The lead cannery announced to the members of the bargaining association the low price that the grower-packers had accepted and that it would apply to all deliveries. They were told that the canneries would operate with just the pears from the grower-packers if necessary. The members accepted the low price and the bargaining association collapsed.
What Non-Agricultural Cooperatives May Confront
Non-agricultural cooperatives that have gained significant market shares in their industries have experienced lobbying to diminish the benefits of their regulations and tax policies. The strategy of undermining member solidarity has likely been experienced by those cooperatives as well. IOF competitors seek to identify diverse interests of members that can be targeted with offers that are unavailable from cooperatives due to their policies of fair treatment for all members.

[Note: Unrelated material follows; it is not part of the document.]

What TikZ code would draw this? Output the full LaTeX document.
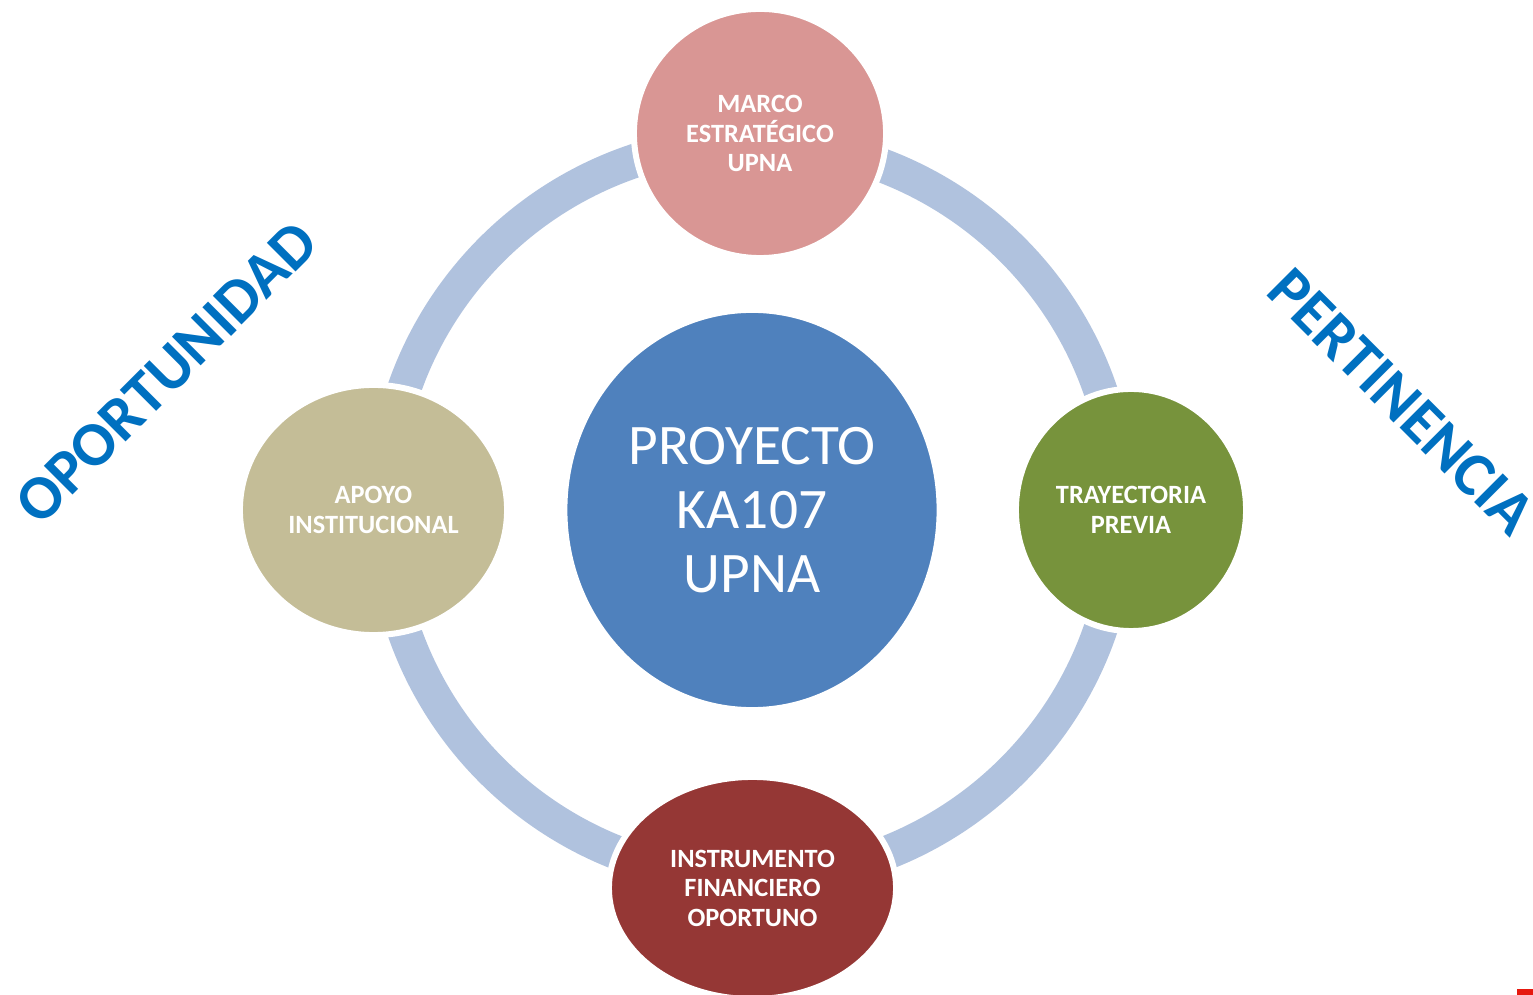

As several cooperative sectors, such as worker owner, retail, and housing, experience a growing trend, competitors will lobby to diminish government policies that are favorable to them. IOF competitors will continue to seek regulatory treatment similar to cooperatives but without having to adhere to any type of democratic and fairness principles. Competitors of cooperatives can also be expected to search for ways to try to undermine member solidarity.
References
Frederick, Donald A. (1997). “The ABCs of LLCs.” Rural Cooperatives, July/August.
Frederick, Donald A. (2002). The Antitrust Status of Farmer Cooperatives: the Story of the Capper-Volstead Act. USDA, Cooperative Information Report 59.
Frederick, Donald A. (2005). “Subchapter T: Where We’ve Been & What is the Future.” Cooperative Accountant, Summer.
Lancieri, Filippo, Posner, Eric, & Zingales, Luigi. (2022). “The Political Economy of the Decline of Antitrust Enforcement in the United States.” National Bureau of Economic Research, Working Paper 30326.
Reynolds, Bruce J. (1997) Decision-Making in Cooperatives with Diverse Member Interests. USDA, RBS Research Report 155.
Reynolds, Bruce, J (2010). “Choosing to Defect from Cooperation—the 2003 Collapse of California Pear Bargaining.” Journal of Cooperatives, vol. 24, pp. 44-62.